Wine review — Jim Barry, Tim Adams, Willow Creek, Mitchell, Rutherglen Estate and Cloudy Bay

Jim Barry “The Florita” Riesling 2009 $40
Watervale, Clare Valley, South Australia
This is a stunning riesling, sourced from selected rows of the historic Florita Vineyard, established by Leo Buring in the 1940s. Replanted to riesling under Lindemans in the 1960s, the vineyard provided fruit for the great Leo Buring Watervale rieslings made for the next few decades by John Vickery. Jim Barry Wines acquired the vineyard in 1986 and the “Florita” trademark in 2004. Florita 2009 is a pristine, powerful riesling with a distinctive lime-like flavour and acidity.

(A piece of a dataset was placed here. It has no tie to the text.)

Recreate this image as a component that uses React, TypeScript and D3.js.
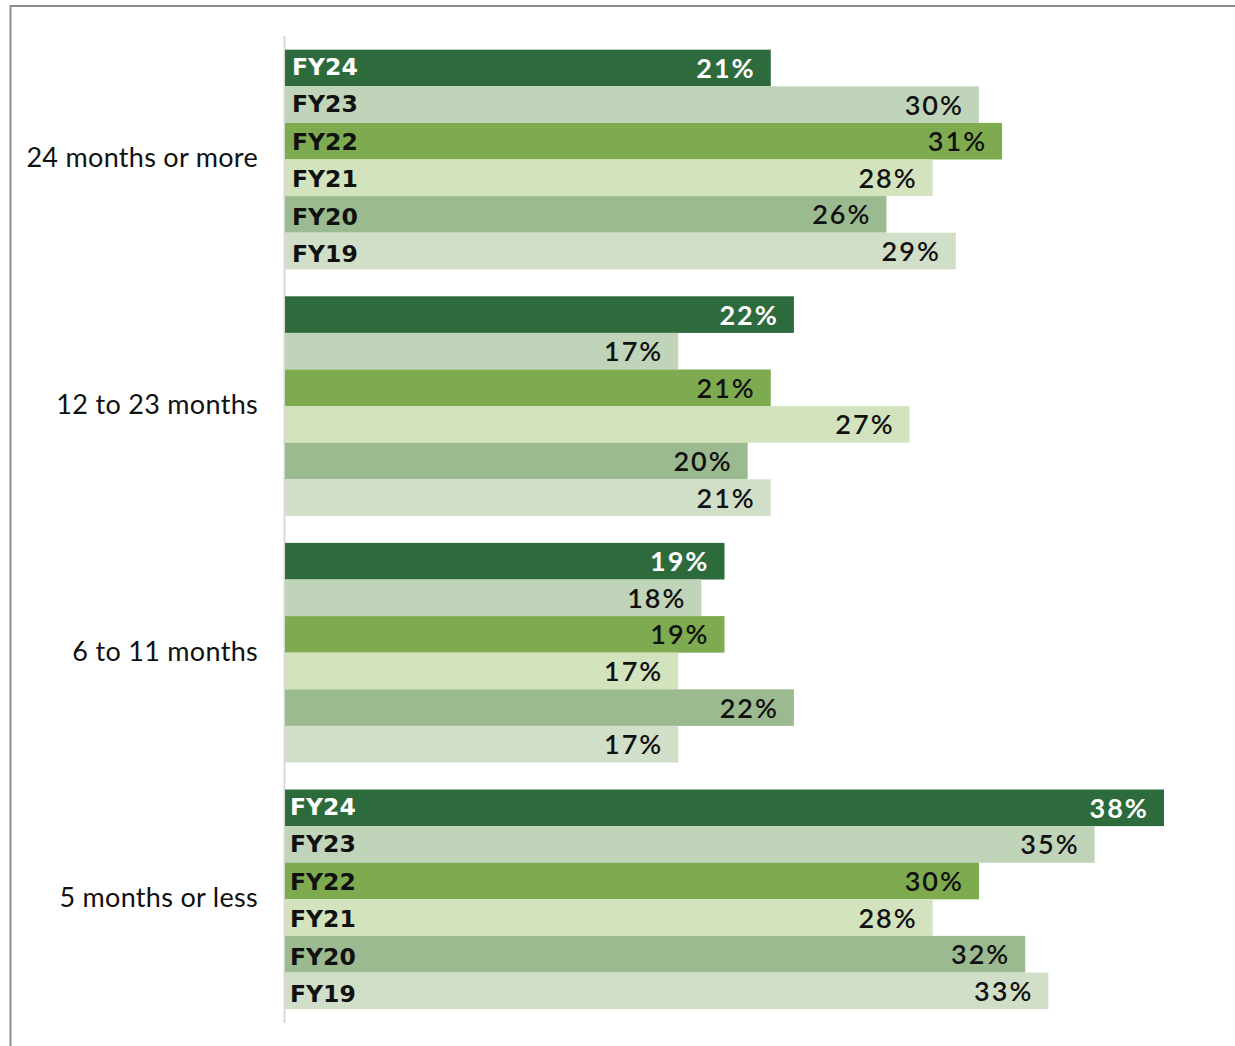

Tim Adams Semillon 2009 $22
Clare Valley, South Australia

Clare semillon enjoys a long, albeit mostly anonymous, history as the backbone of popular, sometimes oak-matured, “white burgundies” in the days of generic labelling. Tim Adams is a particularly good,  modern expression of the style, partly fermented and matured in oak and partly in stainless steel tanks. The stainless steel component retains the tart, lemony freshness of the variety. And the oak fermented and matured component lends structure and complexity – without injecting overt woody flavours. At just on 12 per cent alcohol it’s light, zingy, tasty and refreshing.

Willow Creek Vineyard Pinot Noir 2009 $40
Mornington Peninsula, Victoria

First impressions are of a pure delicate, paler coloured pinot noir, with high-toned perfume and delicious, drink-now flavour. But over a number of days the wine reveals its wonderful flavour depth and a quite strong tannin backbone that should see it evolve beneficially with bottle age. It’s made entirely from estate-grown fruit by Geraldine McFaul, former winemaker for the neighbouring Stonier Winery.

Mitchell GSM (Grenache Sangiovese Mourvedre) 2006 $22
Clare Valley, South Australia

Winemaker Andrew Mitchell describes this as “the glorious essence of grenache enhanced with a touch of mourvedre and sangiovese”. He adds that the wine’s made from hand-pruned old vineyards from around Clare. It’s completely unoaked and a few years’ bottle age sets it apart from other reds at the price. A big, intriguing, earthy-savoury blend – with fruity, spicy grenache at the core – Mitchell GSM offers tonnes of flavour and character at a modest price.

Rutherglen Estate Shiraz Durif 2008 $13.95
Rutherglen, Victoria

Here winemaker Marc Scalzo presents a robust but happy, fruity face of Rutherglen’s two signature red varieties – shiraz and durif. The latter, also known as petite syrah, is an accidental shiraz-peloursin cross, first identified by Francois Durif at Montpellier, France, in 1880 and brought to Australia by Francois de Castella in 1908. This is a big, simple plummy style, packed with ripe fruit flavours and soft, easy-on-the-gums tannins. It’s a good general quaffer, but the sweet fruit and soft tannins allow it to match hot to spicy food.

Cloudy Bay Te Koko Sauvignon Blanc 2007 $50
Marlborough, New Zealand

Kevin Judd left a notable winemaking legacy at Cloudy Bay, including this left field, oak-fermented, aged sauvignon blanc style. While overproduction and declining prices take much of the cache from Marlborough sauvignon blanc – Te Koko flaunts the region’s extraordinary ability with the variety. As one taster aptly commented, Te Koko feels like chardonnay, tastes like sauvignon. The oak regime contributes a rich texture and complex flavours, but the pungent varietal flavour soars above it. It’ll be the centre of attention wherever it’s served.